Nordicness as a narrative strategy for sustainable business growth
Lars Pynt Andersen, Frank LindbergPurpose
This article investigates how Nordic entrepreneurial actors use Nordicness as a narrative strategy for pursuing sustainable business growth – as balanced, limited growth. While sustainable growth is widely debated in policy and research, less is known about how small businesses draw on cultural resources to navigate the tension between sustainability and growth.
Design/methodology/approach
Building on the sociology of narrative, the study explores how entrepreneurs appropriate Nordic symbolic resources—such as trust, honesty, egalitarianism, craftsmanship, locality and humility – as part of their sensemaking and strategic storytelling. Two qualitative case studies invoking Nordicness, one from the cuisine sector in Northern Norway and one from the Danish design industry, illustrate how narratives structure strategic sensemaking.
Findings
The findings show that Nordicness provides entrepreneurs with a repertoire of cultural narratives that justify alternative growth logics, emphasizing authenticity, local embeddedness, artisanal quality and resistance to mainstream market conventions and growth narratives.

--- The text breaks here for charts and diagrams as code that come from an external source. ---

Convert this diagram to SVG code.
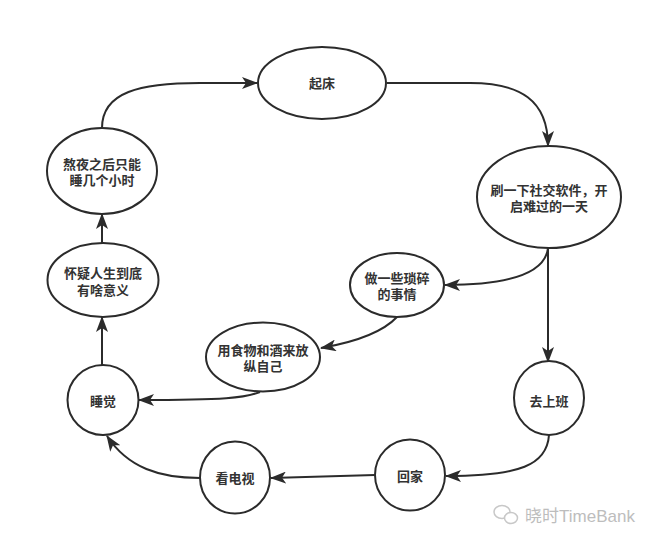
<svg xmlns="http://www.w3.org/2000/svg" width="653" height="545" viewBox="0 0 653 545">
<style>
.node ellipse{fill:#fff;stroke:#2b2b2b;stroke-width:2}
.node text{font-family:"Noto Sans CJK SC","Noto Sans",sans-serif;font-size:13px;font-weight:bold;fill:#333;text-anchor:middle}
.edge{fill:none;stroke:#2b2b2b;stroke-width:2;marker-end:url(#arr)}
.wm{font-family:"Liberation Sans","Noto Sans CJK SC",sans-serif;font-size:17px;fill:#bdbdbd}
</style>
<defs>
<marker id="arr" viewBox="0 0 16 12" refX="15" refY="6" markerWidth="16" markerHeight="12" markerUnits="userSpaceOnUse" orient="auto">
<path d="M0,0 L16,6 L0,12 L4,6 Z" fill="#2b2b2b"/>
</marker>
</defs>
<rect width="653" height="545" fill="#fff"/>
<g id="connectors">
<path class="edge" d="M102,128 C102,92 140,83 200,83 L257,83"/>
<path class="edge" d="M387,83 L470,83 C520,83 548,100 548,146"/>
<path class="edge" d="M548,248 C545,275 505,285 445,285"/>
<path class="edge" d="M548,248 L548,362"/>
<path class="edge" d="M397,317 C380,335 350,343 321,348"/>
<path class="edge" d="M260,392 C245,398 225,400 139,400"/>
<path class="edge" d="M549,435 C547,465 520,476 446,476"/>
<path class="edge" d="M375,475 L271,478"/>
<path class="edge" d="M200,478 C160,478 128,468 107,436"/>
<path class="edge" d="M102,365 L102,317"/>
<path class="edge" d="M102,243 L102,214"/>
</g>
<g id="n-qichuang" class="node"><ellipse cx="322" cy="83" rx="64" ry="36"/><text x="322" y="88">起床</text></g>
<g id="n-shua" class="node"><ellipse cx="549" cy="197" rx="72" ry="51"/><text x="549" y="195">刷一下社交软件，开</text><text x="549" y="211">启难过的一天</text></g>
<g id="n-zuo" class="node"><ellipse cx="397" cy="285" rx="47" ry="32"/><text x="397" y="283">做一些琐碎</text><text x="397" y="299">的事情</text></g>
<g id="n-shangban" class="node"><ellipse cx="549" cy="398" rx="35" ry="37"/><text x="549" y="406">去上班</text></g>
<g id="n-huijia" class="node"><ellipse cx="410" cy="475" rx="35" ry="35.5"/><text x="410" y="481">回家</text></g>
<g id="n-dianshi" class="node"><ellipse cx="235" cy="477.5" rx="35" ry="36"/><text x="235" y="483">看电视</text></g>
<g id="n-shuijiao" class="node"><ellipse cx="103" cy="400" rx="35.5" ry="35"/><text x="103" y="406">睡觉</text></g>
<g id="n-shiwu" class="node"><ellipse cx="263" cy="357" rx="57" ry="34.5"/><text x="263" y="355">用食物和酒来放</text><text x="263" y="371">纵自己</text></g>
<g id="n-huaiyi" class="node"><ellipse cx="103" cy="280" rx="55.5" ry="37"/><text x="103" y="278">怀疑人生到底</text><text x="103" y="295">有啥意义</text></g>
<g id="n-aoye" class="node"><ellipse cx="102" cy="171" rx="55" ry="43"/><text x="102" y="169">熬夜之后只能</text><text x="102" y="185">睡几个小时</text></g>
<g id="watermark">
<ellipse cx="502" cy="512" rx="8" ry="6.5" fill="none" stroke="#c8c8c8" stroke-width="1.5"/>
<ellipse cx="511" cy="518" rx="6.5" ry="5.5" fill="#fff" stroke="#c8c8c8" stroke-width="1.5"/>
<text class="wm" x="525" y="522">晓时TimeBank</text>
</g>
</svg>
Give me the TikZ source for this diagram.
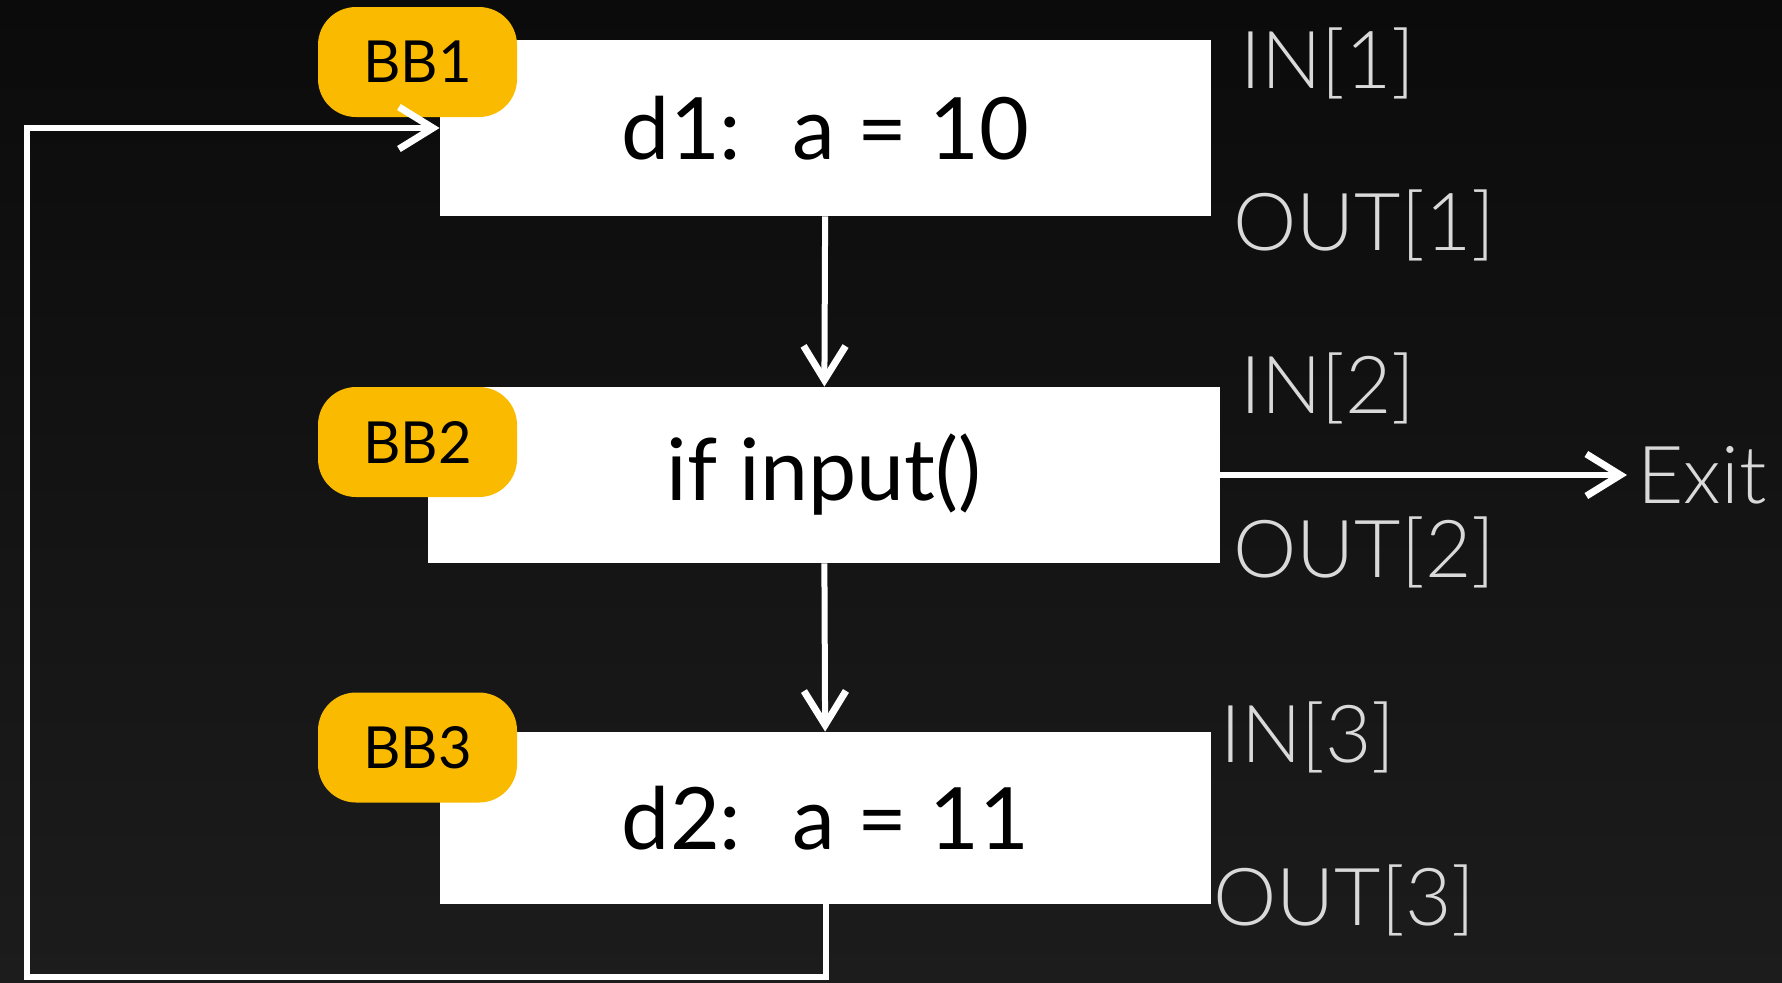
\documentclass[tikz,border=0pt]{standalone}
\usepackage{fontspec}
\setmainfont{Lato}
\newfontfamily\thinfont{Lato Light}
\usepackage{tikz}
\usetikzlibrary{arrows.meta,positioning}
\definecolor{bgtop}{HTML}{0B0B0B}
\definecolor{bgbot}{HTML}{1C1C1C}
\definecolor{tagyellow}{HTML}{F9BA00}
\definecolor{lblgray}{HTML}{D9D9D9}

\begin{document}
\begin{tikzpicture}[x=0.5pt,y=-0.5pt,
  blk/.style={fill=white, minimum width=385.5pt, minimum height=88pt, inner sep=0pt,
    font=\fontsize{43}{50}\selectfont},
  tag/.style={fill=tagyellow, rounded corners=19pt, minimum width=99.5pt,
    minimum height=55pt, inner sep=0pt, font=\fontsize{29}{34}\selectfont},
  lbl/.style={text=lblgray, inner sep=0pt, anchor=base west,
    font=\thinfont\fontsize{40}{48}\selectfont},
  flow/.style={draw=white, line width=3pt,
    -{Straight Barb[length=17pt,width=21pt,line width=3.5pt]}}]
% dark backdrop
\shade[top color=bgtop, bottom color=bgbot] (0,0) rectangle (1782,982);
\useasboundingbox (0,0) rectangle (1782,982);

% basic blocks
\node[blk] (b1) at (825.5,128) {d1: \ a = 10};
\node[blk, minimum width=396pt] (b2) at (824,475) {if input()};
\node[blk, minimum height=86pt] (b3) at (825.5,818) {d2: \ a = 11};

\node[tag] (t1) at (417.5,62) {BB1};
\node[tag] (t2) at (417.5,442) {BB2};
\node[tag] (t3) at (417.5,747.5) {BB3};

% in/out sets
\node[lbl] (in1) at (1240,88) {IN[1]};
\node[lbl] (out1) at (1233,250) {OUT[1]};
\node[lbl] (in2) at (1240,413) {IN[2]};
\node[lbl] (out2) at (1233,577) {OUT[2]};
\node[lbl] (in3) at (1220,762) {IN[3]};
\node[lbl] (out3) at (1213,925) {OUT[3]};
\node[text=lblgray, inner sep=0pt, inner xsep=5pt, anchor=west,
  font=\thinfont\fontsize{40}{48}\selectfont] (exit) at (1627,475) {Exit};

% edges
\coordinate (loop) at (27,977);
\path (b1) edge[flow] (b2);
\path (b2) edge[flow] (b3);
\path (b2.east) edge[flow] (exit.west);
\draw[flow] (b3.south) |- (loop) |- (b1.west);
\end{tikzpicture}
\end{document}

Each case mobilizes Nordicness differently: one frames it as an ethos of design honesty and sustainability, the other as a humble, place-bound culinary identity rooted in local nature and egalitarian social norms. Across cases, Nordicness offers a performative and legitimizing resource that helps entrepreneurs navigate sustainability–growth tensions while distinguishing themselves from globalized, growth-driven industry logics.
Originality/value
The article contributes to research on entrepreneurial identity, place-based branding and sustainable business strategies by demonstrating how cultural narrative structures act as strategic tools for balancing innovation, identity and sustainability, offering alternative narratives about growth.